- Two of the three parties have informally agreed as to the form of judgment, the ball is in the third party’s court.
- Formal agreement is done through legal documents and court filings, which have not happened yet.
PSPRS does not say which party has not agreed to the form of judgment. The minute entry of the last status conference on September 22, 2017 said this:
The plaintiffs in the Hall case have decided not to appeal the trial court’s ruling regarding prejudgment interest. Phoenix Law Enforcement Association (PLEA) has also decided to abide by the same prejudgment interest rate. PSPRS has already paid members for the permanent benefit increases (PBI), except to the few members ho are deceased. PSPRS is also working with each employer to return the excess contributions to their employees. There are many employers, each with its own issues. The parties will be discussing whether the issuance of a declaratory judgment will be sufficient to resolve the case.
So it certainly appeared at that time that a final judgment was imminent, as neither the plaintiffs nor PLEA were going to challenge the interest rates already set in the
Hall case.

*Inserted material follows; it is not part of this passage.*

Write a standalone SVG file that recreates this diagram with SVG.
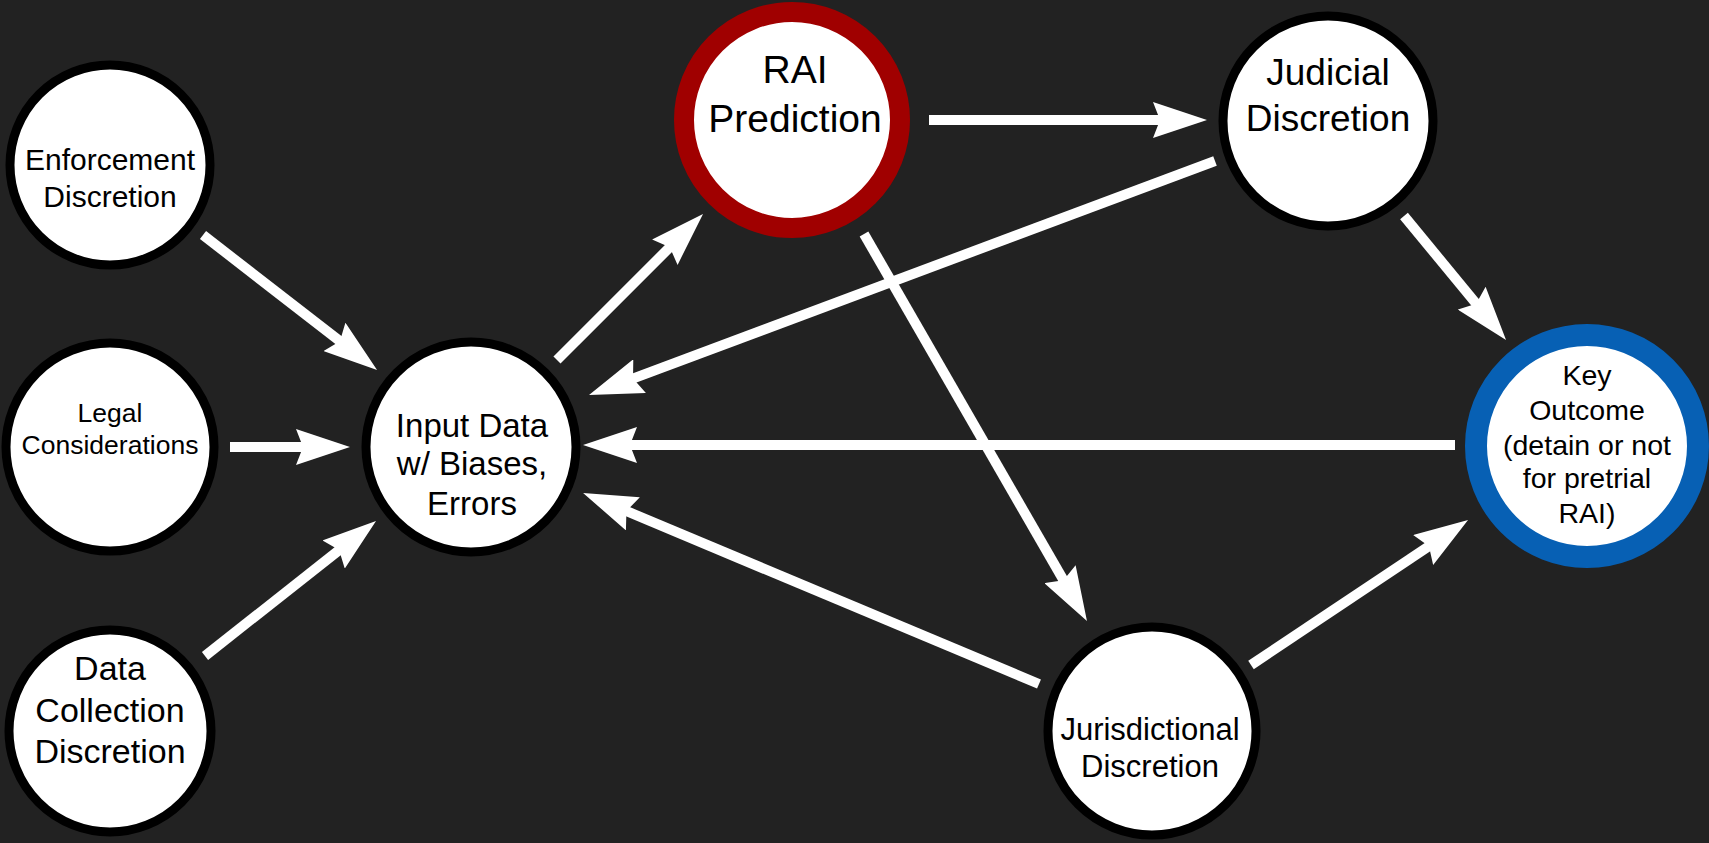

The only other outstanding issue would be attorneys' fees, and that issue would have no bearing on a final judgment on interest rates. However, not being an attorney, I did not note the significance of the term "declaratory judgment."
I am speculating here, but it appears that one party does not agree with the final decision being in the form of a
declaratory judgment alone, and not including an
injunction. You can follow the links if you are interested in reading more about those legal terms, but an injunction (i.e. injunctive relief) legally requires some type of action pertaining to the resolution delivered by the declaratory judgment. You can get a little insight into this issue from this
minute entry from Hall. So in this case, the declaratory judgment would legally settle the interest rate question, as no parties object to the 4.25% pre-judgment/5.25% post-judgment interest rates set in
Hall, but an injunction would be a further legal mandate on PSPRS to achieve final resolution.
Based on our experience of PSPRS' deliberate slow walking of the excess contribution refunds, my guess is that the third party (most likely PLEA) wants a definite deadline this time around when it comes to the payment of interest, which would include a penalty if PSPRS does not meet that deadline. PSPRS spent months continuing to withdraw excess contributions after it was already declared unconstitutional by the Arizona Supreme Court, then they dragged out the process of paying refunds. All the while PSPRS was earning interest well in excess of the 4.25% pre-judgment interest rate assigned in
Hall. It has been exactly a full year since the
Hall case was decided on November 10, 2017 and the
Russell 3000 has returned 21.80% in that time. Even
PSPRS' own annualized rate over the five years ending June 30, 2017 was 7.95%.
I suppose someone might ask why continue to litigate when the litigation itself is acting to prolong the delay in paying interest, but the response to that is why would there be any objection to setting an exact date on when the interest will be paid. PSPRS has known that these payments were required for a year now, and it seems unlikely that there are anymore outstanding excess contribution refunds to be made. This means interest is ready to be paid today, but of course, why should PSPRS be in a hurry to pay members if PSPRS benefits financially from dragging its feet? Only a strict deadline with a penalty for non-compliance will force PSPRS to act ethically and for the benefit of its members.
The next status conference in
Parker v. PSPRS is January 22, 2018.